The objective: a small entrance and no exit.
Walking up to the well-furred predator, the result was what I had come to expect…one small entrance hole and no exit. The bullet had entered, totally fragmented and then stayed inside the animal. Perfect. No time would be wasted in the fur shed sewing this pelt and no discounts would be taken from the fur buyer trying to maximize his profits at my expense. The outcome was predictable but not easily obtained. It came at the expense of a long quest for a consistent fur load and resulted from extensive research and experimentation.

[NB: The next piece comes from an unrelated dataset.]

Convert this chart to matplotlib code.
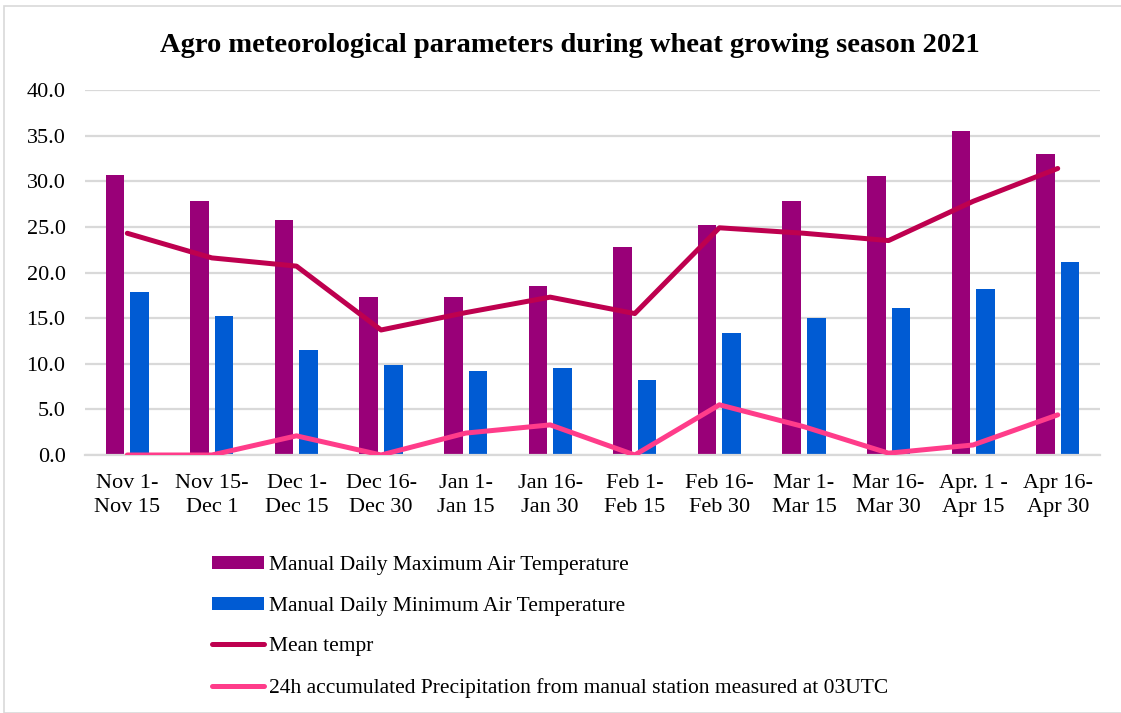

As the fur market rebounds with the perceived economic recovery, harvesting a good useable hide becomes more attractive. Fur markets cycle with the economy and the world fashion trends. They always have and always will. But, the desire to cleanly harvest predators with a minimum of pelt damage goes beyond simple economics. The thought of leaving a marketable hide in the field is just as foreign to some as leaving the backstrap of their deer. Many have hauled hides to the buyer when the proceeds didn’t even cover the fuel. It just seems right to use the resource. Others simply take pride in putting up a nice clean pelt. And, when it comes right down to it, most fur takers would rather hunt than sew, otherwise they would spend their time in front of the fire knitting mittens instead of hunting predators.
Geneology of a Fur Load. .22 Cal FMJ, Speer 52 gr HP, Horn 60 gr V-max.

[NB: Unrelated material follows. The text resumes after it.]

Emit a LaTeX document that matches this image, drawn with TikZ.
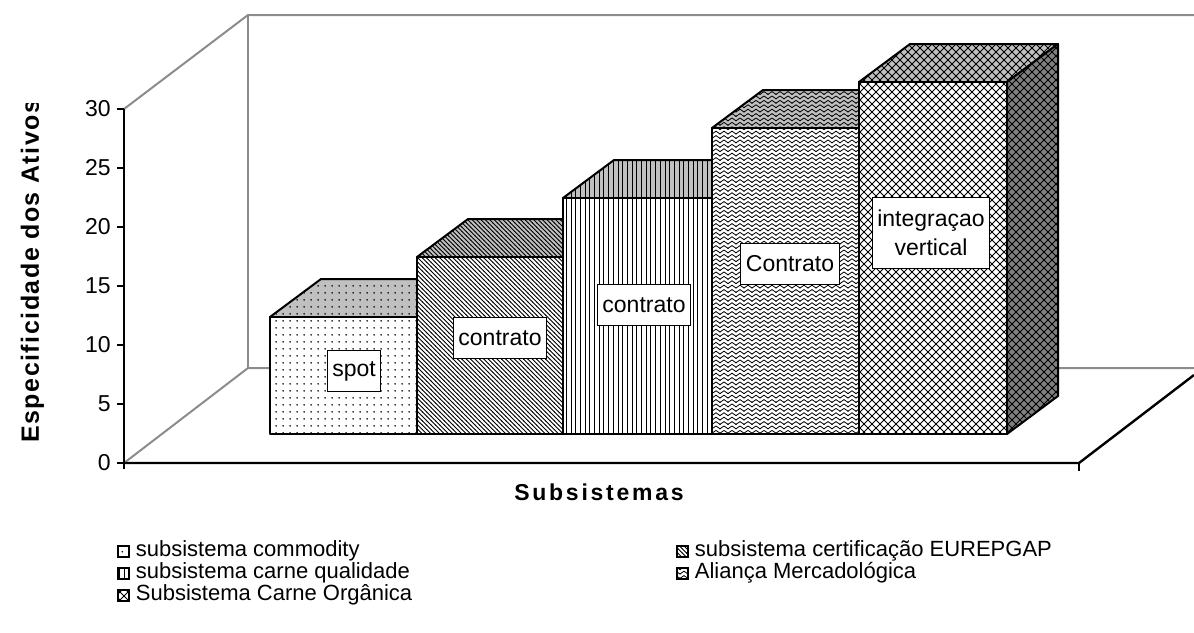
\documentclass[tikz,border=0pt]{standalone}
\usepackage{fontspec}
\setmainfont{Liberation Sans}
\newfontfamily\axisfont[LetterSpace=12]{Liberation Sans}
\newfontfamily\vaxisfont[LetterSpace=6]{Liberation Sans}
\usetikzlibrary{patterns,positioning}

\definecolor{wallgray}{HTML}{8C8C8C}
\definecolor{topgray}{HTML}{C0C0C0}
\definecolor{sidegray}{HTML}{808080}

% fill patterns of the bars
\pgfdeclarepatternformonly{fdots}{\pgfpointorigin}{\pgfpoint{3.5pt}{3.5pt}}{\pgfpoint{3.5pt}{3.5pt}}{%
  \pgfpathcircle{\pgfpoint{1.75pt}{1.75pt}}{0.5pt}\pgfusepath{fill}}
\pgfdeclarepatternformonly{fnwlines}{\pgfpoint{-0.2pt}{-0.2pt}}{\pgfpoint{2.4pt}{2.4pt}}{\pgfpoint{2.2pt}{2.2pt}}{%
  \pgfsetlinewidth{0.45pt}\pgfpathmoveto{\pgfpoint{-0.2pt}{2.4pt}}\pgfpathlineto{\pgfpoint{2.4pt}{-0.2pt}}\pgfusepath{stroke}}
\pgfdeclarepatternformonly{fvlines}{\pgfpoint{0pt}{-0.1pt}}{\pgfpoint{2.35pt}{2.1pt}}{\pgfpoint{2.35pt}{2pt}}{%
  \pgfsetlinewidth{0.5pt}\pgfpathmoveto{\pgfpoint{1.17pt}{-0.1pt}}\pgfpathlineto{\pgfpoint{1.17pt}{2.1pt}}\pgfusepath{stroke}}
\pgfdeclarepatternformonly{fzigzag}{\pgfpoint{-0.3pt}{0pt}}{\pgfpoint{4.3pt}{2.2pt}}{\pgfpoint{4pt}{2.2pt}}{%
  \pgfsetlinewidth{0.4pt}\pgfpathmoveto{\pgfpoint{-0.3pt}{0.6pt}}\pgfpathlineto{\pgfpoint{0pt}{0.4pt}}%
  \pgfpathlineto{\pgfpoint{2pt}{1.8pt}}\pgfpathlineto{\pgfpoint{4pt}{0.4pt}}\pgfpathlineto{\pgfpoint{4.3pt}{0.6pt}}\pgfusepath{stroke}}
\pgfdeclarepatternformonly{fcross}{\pgfpoint{-0.2pt}{-0.2pt}}{\pgfpoint{4.2pt}{4.2pt}}{\pgfpoint{4pt}{4pt}}{%
  \pgfsetlinewidth{0.4pt}\pgfpathmoveto{\pgfpoint{0pt}{0pt}}\pgfpathlineto{\pgfpoint{4pt}{4pt}}%
  \pgfpathmoveto{\pgfpoint{0pt}{4pt}}\pgfpathlineto{\pgfpoint{4pt}{0pt}}\pgfusepath{stroke}}

\begin{document}
\begin{tikzpicture}[x=0.5pt,y=-0.5pt,
    wall/.style={draw=wallgray,line width=1pt},
    floor/.style={draw=black,line width=1.2pt},
    barfront/.style={draw,line width=1pt,line join=round,preaction={fill=white},preaction={pattern=#1}},
    bartop/.style={draw,line width=1pt,line join=round,preaction={fill=topgray},preaction={pattern=#1}},
    barside/.style={draw,line width=1pt,line join=round,preaction={fill=sidegray},preaction={pattern=#1}},
    barlabel/.style={draw,fill=white,line width=0.5pt,inner xsep=2.5pt,inner ysep=0pt,minimum height=20.5pt,align=center,font=\fontsize{11.5}{14.5}\selectfont},
    ticklabel/.style={anchor=east,inner sep=0pt,font=\fontsize{11.5}{13}\selectfont},
    legkey/.style={draw,line width=1pt,minimum size=5.5pt,inner sep=0pt,preaction={fill=white},pattern=#1},
    legtext/.style={anchor=west,inner sep=0pt,font=\fontsize{11}{13}\selectfont}]
    \useasboundingbox (0,0) rectangle (1194,632);

    \coordinate (f0) at (124,463);   % corners of the walls
    \coordinate (f30) at (124,109);
    \coordinate (b0) at (248,368);
    \coordinate (b30) at (248,15);
    \coordinate (fr) at (1079,463);

    \draw[wall] (f30) -- (b30) -- (1194,15);   % back walls
    \draw[wall] (f0) -- (b0) -- (1194,368);
    \draw[wall] (b0) -- (b30);

    \draw[floor] (f0) -- (fr) -- (1194,375);   % floor
    \draw[line width=0.8pt] (fr) -- ++(0,8);
    \draw[line width=1pt] (124,469) -- (f30);  % value axis

    \foreach \v in {0,5,...,30}{
        \draw[line width=0.8pt] (117,{463-11.8*\v}) -- (124,{463-11.8*\v});
        \node[ticklabel] at (111,{463-11.8*\v}) {\v};
    }

    \foreach \xl/\xr/\yt/\pat in {270/417/317/fdots, 417/563/257/fnwlines, 563/712/198/fvlines, 712/859/128/fzigzag, 859/1007/82/fcross}{
        \draw[bartop=\pat] (\xl,\yt) -- ++(51,-38) -- (\xr+51,\yt-38) -- (\xr,\yt) -- cycle;
        \draw[barfront=\pat] (\xl,434) rectangle (\xr,\yt);
    }
    \draw[barside=fcross] (1007,434) -- (1007,82) -- ++(51,-38) -- (1058,396) -- cycle;

    \node[barlabel] (lspot) at (354,371) {spot};   % bar labels
    \node[barlabel] (lcontr2) at (500,338) {contrato};
    \node[barlabel] (lcontr3) at (644,305) {contrato};
    \node[barlabel] (lcontr4) at (790,264) {Contrato};
    \node[barlabel,minimum height=35.5pt] (lvert) at (931,233) {integraçao\\vertical};

    \begin{scope}   % axis titles
        \clip (0,103) rectangle (70,632);
        \node[rotate=90,anchor=base west,inner sep=0pt,font=\vaxisfont\bfseries\fontsize{12.5}{15}\selectfont] (ytitle) at (39,443) {Especificidade dos Ativos};
    \end{scope}
    \node[inner sep=0pt,font=\axisfont\bfseries\fontsize{11.5}{13}\selectfont] (xtitle) at (599,492) {Subsistemas};

    \node[legkey=fdots] (k1) at (123,551) {};   % legend
    \node[legtext,right=3pt of k1] (t1) {subsistema commodity};
    \node[legkey=fvlines] (k3) at (123,573) {};
    \node[legtext,right=3pt of k3] (t3) {subsistema carne qualidade};
    \node[legkey=fcross] (k5) at (123,595) {};
    \node[legtext,right=3pt of k5] (t5) {Subsistema Carne Orgânica};
    \node[legkey=fnwlines] (k2) at (682,551) {};
    \node[legtext,right=3pt of k2] (t2) {subsistema certificação EUREPGAP};
    \node[legkey=fzigzag] (k4) at (682,573) {};
    \node[legtext,right=3pt of k4] (t4) {Aliança Mercadológica};
\end{tikzpicture}
\end{document}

The first coyote I ever called was taken at 10 yards with a Hornady 110 grain Spire Point handload from my old Remington M725 .30-06. The tip of that coyote’s tail graced the zipper pull on my favorite gun case for decades and, after the dust settled, the tip of its tail was about all that was left! That began my search for the perfect fur load. Like most, my testing started with a full metal jacketed bullet. But, like many, the FMJ’s left me wanting—wanting more consistent performance and wanting fewer lost coyotes. Coyotes are tough animals that need and deserve a quick decisive kill whether you respect the animal or not.

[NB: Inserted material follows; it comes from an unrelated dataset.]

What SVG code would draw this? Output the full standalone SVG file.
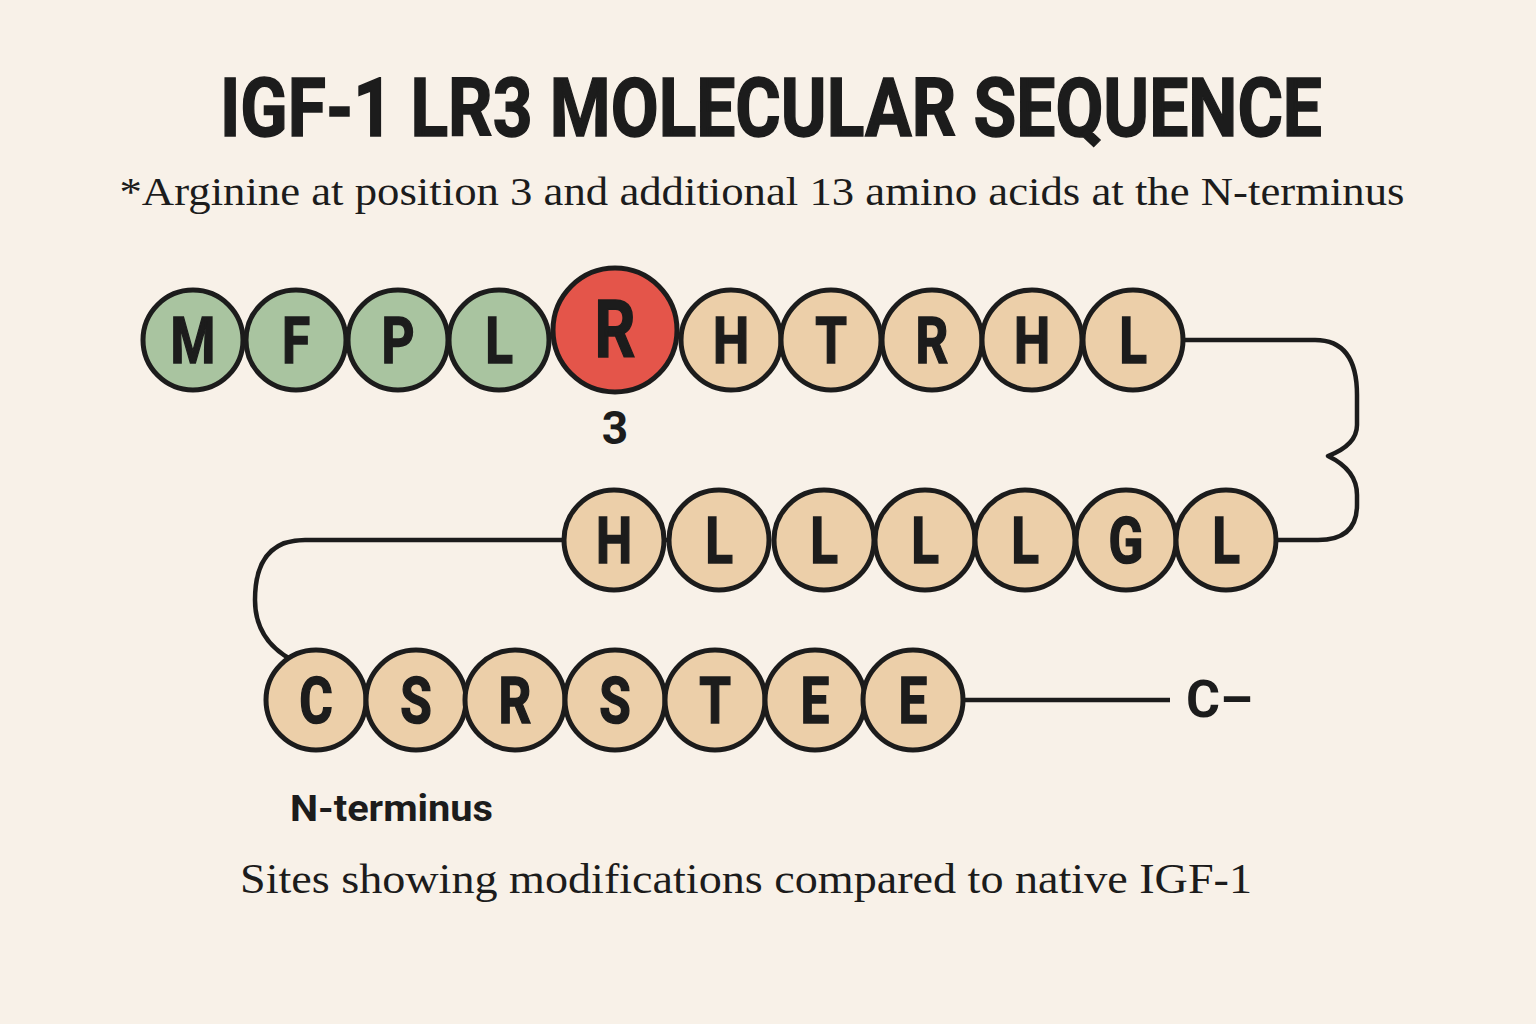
<svg xmlns="http://www.w3.org/2000/svg" width="1536" height="1024" viewBox="0 0 1536 1024">
<style>
.bg{fill:#f8f1e8}
.res{stroke:#1c1c1c;stroke-width:5}
.g{fill:#a9c4a0}
.r{fill:#e4554a}
.t{fill:#eccfa9}
.lt{font-family:Roboto,"Liberation Sans",sans-serif;font-weight:bold;font-size:64px;fill:#1c1c1c;stroke:#1c1c1c;stroke-width:1.5;text-anchor:middle}
.big{font-size:80px}
.conn{fill:none;stroke:#1c1c1c;stroke-width:4.5;stroke-linejoin:round}
.serif{font-family:"Liberation Serif","DejaVu Serif",serif;fill:#1c1c1c}
.sans{font-family:Roboto,"Liberation Sans",sans-serif;font-weight:bold;fill:#1c1c1c}
</style>
<rect class="bg" x="0" y="0" width="1536" height="1024"/>
<text class="sans" x="771" y="136" font-size="82" text-anchor="middle" textLength="1102" lengthAdjust="spacingAndGlyphs" stroke="#1c1c1c" stroke-width="1.5">IGF-1 LR3 MOLECULAR SEQUENCE</text>
<text class="serif" x="762" y="205" font-size="40" text-anchor="middle" textLength="1285" lengthAdjust="spacingAndGlyphs">*Arginine at position 3 and additional 13 amino acids at the N-terminus</text>
<g id="connectors">
<path class="conn" d="M1183,340 H1315 Q1357,340 1357,395 V425 Q1357,445 1328,456 Q1357,470 1357,495 V505 Q1357,540 1318,540 H1276"/>
<path class="conn" d="M565,540 H305 Q255,540 255,600 Q255,640 292,660"/>
<path class="conn" d="M963,700 H1170"/>
<path class="conn" d="M663,540 H668"/>
</g>
<g id="n1"><circle class="res g" cx="193" cy="340" r="50"/><text class="lt" transform="translate(193,363) scale(0.8,1)">M</text></g>
<g id="n2"><circle class="res g" cx="296" cy="340" r="50"/><text class="lt" transform="translate(296,363) scale(0.8,1)">F</text></g>
<g id="n3"><circle class="res g" cx="398" cy="340" r="50"/><text class="lt" transform="translate(398,363) scale(0.8,1)">P</text></g>
<g id="n4"><circle class="res g" cx="499" cy="340" r="50"/><text class="lt" transform="translate(499,363) scale(0.8,1)">L</text></g>
<g id="n5"><circle class="res r" cx="615" cy="330" r="62"/><text class="lt big" transform="translate(615,357) scale(0.8,1)">R</text></g>
<g id="n6"><circle class="res t" cx="731" cy="340" r="50"/><text class="lt" transform="translate(731,363) scale(0.8,1)">H</text></g>
<g id="n7"><circle class="res t" cx="831" cy="340" r="50"/><text class="lt" transform="translate(831,363) scale(0.8,1)">T</text></g>
<g id="n8"><circle class="res t" cx="932" cy="340" r="50"/><text class="lt" transform="translate(932,363) scale(0.8,1)">R</text></g>
<g id="n9"><circle class="res t" cx="1032" cy="340" r="50"/><text class="lt" transform="translate(1032,363) scale(0.8,1)">H</text></g>
<g id="n10"><circle class="res t" cx="1133" cy="340" r="50"/><text class="lt" transform="translate(1133,363) scale(0.8,1)">L</text></g>
<g id="n11"><circle class="res t" cx="614" cy="540" r="50"/><text class="lt" transform="translate(614,563) scale(0.8,1)">H</text></g>
<g id="n12"><circle class="res t" cx="719" cy="540" r="50"/><text class="lt" transform="translate(719,563) scale(0.8,1)">L</text></g>
<g id="n13"><circle class="res t" cx="824" cy="540" r="50"/><text class="lt" transform="translate(824,563) scale(0.8,1)">L</text></g>
<g id="n14"><circle class="res t" cx="925" cy="540" r="50"/><text class="lt" transform="translate(925,563) scale(0.8,1)">L</text></g>
<g id="n15"><circle class="res t" cx="1025" cy="540" r="50"/><text class="lt" transform="translate(1025,563) scale(0.8,1)">L</text></g>
<g id="n16"><circle class="res t" cx="1126" cy="540" r="50"/><text class="lt" transform="translate(1126,563) scale(0.8,1)">G</text></g>
<g id="n17"><circle class="res t" cx="1226" cy="540" r="50"/><text class="lt" transform="translate(1226,563) scale(0.8,1)">L</text></g>
<g id="n18"><circle class="res t" cx="316" cy="700" r="50"/><text class="lt" transform="translate(316,723) scale(0.8,1)">C</text></g>
<g id="n19"><circle class="res t" cx="416" cy="700" r="50"/><text class="lt" transform="translate(416,723) scale(0.8,1)">S</text></g>
<g id="n20"><circle class="res t" cx="515" cy="700" r="50"/><text class="lt" transform="translate(515,723) scale(0.8,1)">R</text></g>
<g id="n21"><circle class="res t" cx="615" cy="700" r="50"/><text class="lt" transform="translate(615,723) scale(0.8,1)">S</text></g>
<g id="n22"><circle class="res t" cx="715" cy="700" r="50"/><text class="lt" transform="translate(715,723) scale(0.8,1)">T</text></g>
<g id="n23"><circle class="res t" cx="815" cy="700" r="50"/><text class="lt" transform="translate(815,723) scale(0.8,1)">E</text></g>
<g id="n24"><circle class="res t" cx="913" cy="700" r="50"/><text class="lt" transform="translate(913,723) scale(0.8,1)">E</text></g>
<text class="sans" x="615" y="444" font-size="46" text-anchor="middle">3</text>
<text class="sans" x="1186" y="717" font-size="52">C–</text>
<text class="sans" x="290" y="821" font-size="37" textLength="203" lengthAdjust="spacingAndGlyphs">N-terminus</text>
<text class="serif" x="746" y="893" font-size="42" text-anchor="middle" textLength="1012" lengthAdjust="spacingAndGlyphs">Sites showing modifications compared to native IGF-1</text>
</svg>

After the FMJ phase, the next step on my journey came after reading Rick Jamison’s book Calling Coyotes: And Other Predators. Jamison hunted coyotes for a living in the hay-days of the coyote hide market. He prescribed the Speer 52 grain hollow point over H380 if I remember correctly. The load was travelling around 3800 fps when it exited the muzzle of his .22-250. Rick claimed the bullet would not exit a coyote on a straight-on frontal shot. I did kill one straight-on “drive-by” coyote with this load—a Texas heart shot that perfectly perforated the coyote’s tail bone and failed to exit. However, this author’s calling skills at that time must have been somewhat lacking compared to Jamison’s because that was the only straight-on shot I ever took with that bullet. Shots at other angles left gaping holes so the search for the elusive perfect fur load continued.